Antalya
Kaş, 2. Dünya Savaşı'nda Meis Adası'ndaki İngiliz üslerini bombalarken düşürülen İtalyan yapımı savaş uçağı, 3 bin 300 yıllık olduğu belirtilen Uluburun Batığı'nın replikası, geçen yıl Türk Hava Kuvvetlerinin bağışıyla ilçeye getirilerek batırılan D-47 kargo uçağı ve 2 yıl önce batırılan 45 tonluk "emekli tank", antik kalıntılar, doğal güzellikler ve yüzlerce objeye ev sahipliği yapıyor.

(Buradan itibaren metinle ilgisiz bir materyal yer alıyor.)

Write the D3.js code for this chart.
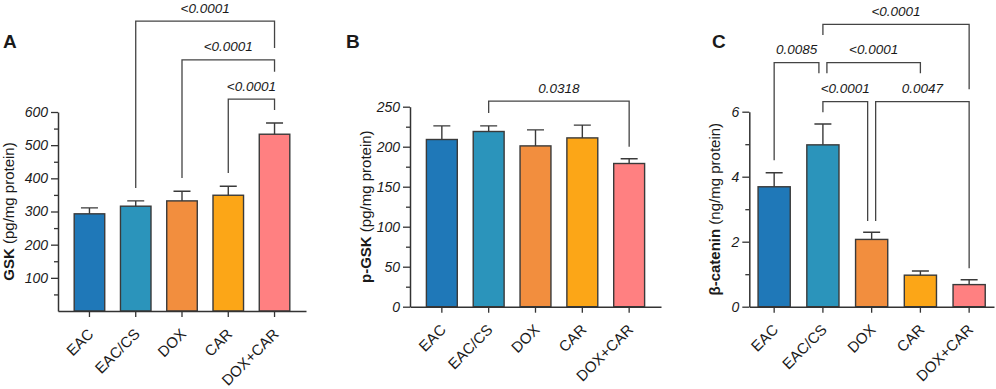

????Anadolu Ajansı (AA) foto muhabiri Mahmut Serdar Alakuş, temiz ve berrak denize sahip Kaş ilçesinin su altı zenginliklerini görüntüledi.
Dalış turizmi için batırılan uçak, gemi gibi batıklara dalış yapan yerli ve yabancı turistler, farklı türlerdeki deniz canlılarını da görerek su altı dünyasının güzelliklerini keşfetme imkanına sahip oluyor.
"Dalış turizmi tüm dünyada yükselen bir değer"
Dalış eğitmeni Erhan Onat, Kaş'ın dalış turizminde Türkiye'nin en cazip noktalarından biri olduğunu söyledi.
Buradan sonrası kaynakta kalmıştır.